Josip Šebalj

Personal information
- Position(s): Goalkeeper

Senior career*
- Years: Team / Apps / (Gls)
- 1921–1927: Željezničar

Managerial career
- 1923–1934: Željezničar

= Josip Šebalj =

Yugoslav footballer

Josip Šebalj was a Yugoslav professional footballer and football manager. He played as a goalkeeper for Željezničar.

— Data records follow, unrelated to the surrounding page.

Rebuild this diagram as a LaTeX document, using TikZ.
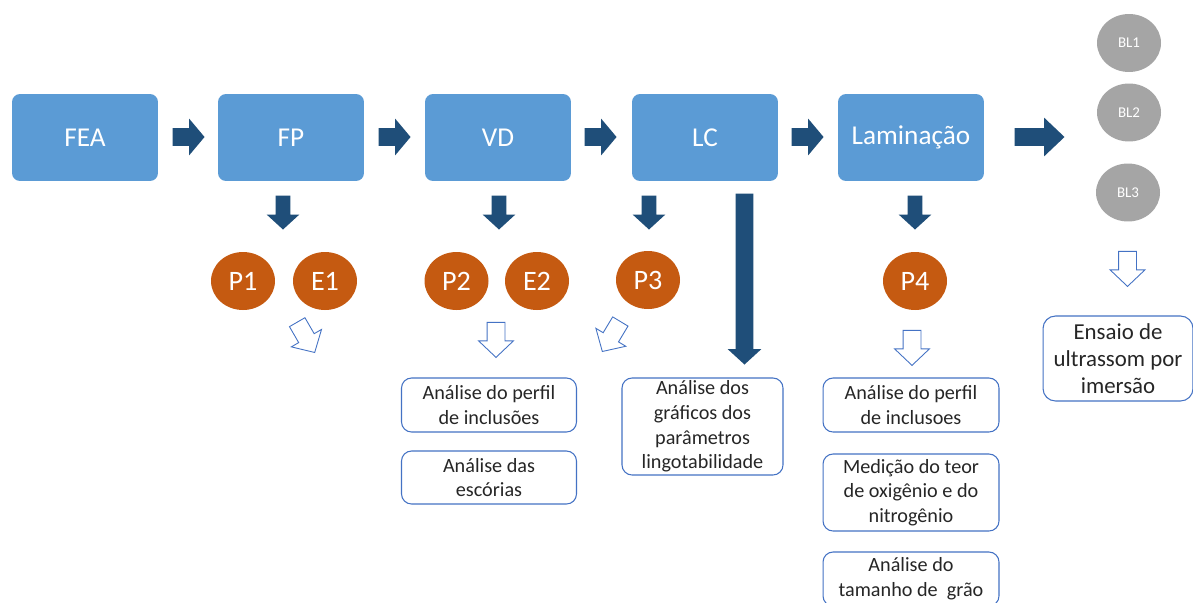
\documentclass[tikz,border=0pt]{standalone}
\usepackage{fontspec}
\setmainfont{Carlito}
\usetikzlibrary{shapes.geometric,shapes.arrows}
\definecolor{stepblue}{HTML}{5B9BD5}
\definecolor{arrowblue}{HTML}{1F4E79}
\definecolor{lineblue}{HTML}{4472C4}
\definecolor{rust}{HTML}{C55A11}
\definecolor{blockgray}{HTML}{A5A5A5}
\definecolor{txtgray}{HTML}{262626}
\tikzset{
  etapa/.style={rectangle,rounded corners=0.16cm,fill=stepblue,text=white,minimum width=2.92cm,minimum height=1.74cm,font=\fontsize{15.5}{18}\selectfont},
  amostra/.style={ellipse,fill=rust,text=white,minimum width=1.28cm,minimum height=1.16cm,inner sep=0pt,font=\fontsize{16}{18}\selectfont},
  bloco/.style={ellipse,fill=blockgray,text=white,minimum width=1.28cm,minimum height=1.16cm,inner sep=0pt,font=\fontsize{8.5}{10}\selectfont},
  ensaio/.style={rectangle,rounded corners=0.2cm,draw=lineblue,line width=0.6pt,fill=white,text=txtgray,align=center,inner sep=1pt,minimum width=3.5cm,font=\fontsize{11.5}{14}\selectfont},
  seta/.style={single arrow,anchor=tip,fill=arrowblue,inner xsep=0pt,inner ysep=0.17cm,minimum height=0.64cm,single arrow head extend=0.19cm,single arrow tip angle=100},
  desce/.style={single arrow,anchor=tip,fill=arrowblue,inner xsep=0pt,inner ysep=0.14cm,rotate=-90,minimum height=0.68cm,single arrow head extend=0.18cm,single arrow tip angle=95},
  vazada/.style={single arrow,anchor=tip,draw=lineblue,fill=white,line width=0.5pt,inner xsep=0pt,inner ysep=0.17cm,minimum height=0.70cm,single arrow head extend=0.17cm,single arrow tip angle=93}
}

\begin{document}
\begin{tikzpicture}[x=0.02cm,y=-0.02cm]
\clip (0,0) rectangle (1193,602);
\fill[white] (0,0) rectangle (1193,602);
\node[etapa] (fea) at (85,137.5) {FEA};
\node[etapa] (fp) at (291,137.5) {FP};
\node[etapa] (vd) at (498,137.5) {VD};
\node[etapa] (lc) at (705,137.5) {LC};
\node[etapa] (lam) at (911,137.5) {Laminação};
\node[seta] (s1) at (205,137) {};
\node[seta] (s2) at (411,137) {};
\node[seta] (s3) at (617,137) {};
\node[seta] (s4) at (824,137) {};
\node[seta,minimum height=1cm,single arrow head extend=0.21cm,single arrow tip angle=87] (s5) at (1065,137) {};
\node[desce] (d1) at (283,230) {};
\node[desce] (d2) at (499,230) {};
\node[desce] (d3) at (649,230) {};
\node[desce] (d4) at (915,230) {};
\node[desce,minimum height=3.42cm,inner ysep=0.17cm,single arrow head extend=0.16cm] (d5) at (744.5,365) {};
\node[amostra] (p1) at (243,281) {P1};
\node[amostra] (e1) at (325,281) {E1};
\node[amostra] (p2) at (456.5,281) {P2};
\node[amostra] (e2) at (537,281) {E2};
\node[amostra] (p3) at (648,280) {P3};
\node[amostra] (p4) at (915,281) {P4};
\node[bloco] (bl1) at (1129,43) {BL1};
\node[bloco] (bl2) at (1129,112.5) {BL2};
\node[bloco] (bl3) at (1128,192.5) {BL3};
\node[vazada,rotate=-60] (h1) at (315,353) {};
\node[vazada,rotate=-90] (h2) at (496,358) {};
\node[vazada,rotate=-121] (h3) at (602,352) {};
\node[vazada,rotate=-90] (h4) at (912,366) {};
\node[vazada,rotate=-90] (h5) at (1127.5,287) {};
\node[ensaio,minimum height=1.08cm] (r1) at (489,405) {Análise do perfil\\de inclusões};
\node[ensaio,minimum height=1.06cm] (r2) at (489,477.5) {Análise das\\escórias};
\node[ensaio,minimum width=3.22cm,minimum height=1.94cm] (r3) at (702.5,426.5) {Análise dos\\gráficos dos\\parâmetros\\lingotabilidade};
\node[ensaio,minimum width=3.52cm,minimum height=1.08cm] (r4) at (911,405) {Análise do perfil\\de inclusoes};
\node[ensaio,minimum width=3.52cm,minimum height=1.54cm] (r5) at (911,492.5) {Medição do teor\\de oxigênio e do\\nitrogênio};
\node[ensaio,minimum width=3.52cm,minimum height=1.08cm] (r6) at (911,579) {Análise do\\tamanho de\ \ grão};
\node[ensaio,minimum width=3.0cm,minimum height=1.7cm,rounded corners=0.25cm,font=\fontsize{13}{15.5}\selectfont] (r7) at (1118,358.5) {Ensaio de\\ultrassom por\\imersão};
\end{tikzpicture}
\end{document}
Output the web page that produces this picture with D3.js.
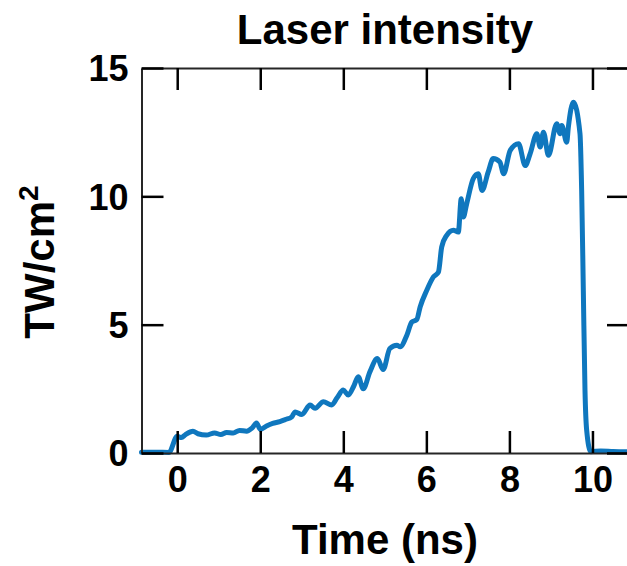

Šebalj later started working as a manager at Željezničar. He is the club's longest-serving manager, managing Željezničar from 1923 to 1934.

==Playing career==
Šebalj played for Željezničar as a goalkeeper. The club competed in the second division of the Sarajevo football sub-association in the 1921–22 season. The following season, Šebalj led Željezničar as manager in the same league division, alongside Adolf Šmit. He was the club's player-manager until 1927.

==Managerial career==
In 1923, Šebalj started working full-time as manager of Željezničar. In the 1925–26 season, he led the club to first place in the Sarajevo football sub-association second division, achieving promotion to the first division. In the 1926–27 season, Željezničar finished last in the first division. The club later competed in the first division of the Sarajevo sub-federal league.

Šebalj worked as manager of Željezničar until 1934, making him the longest-serving manager in the club's history.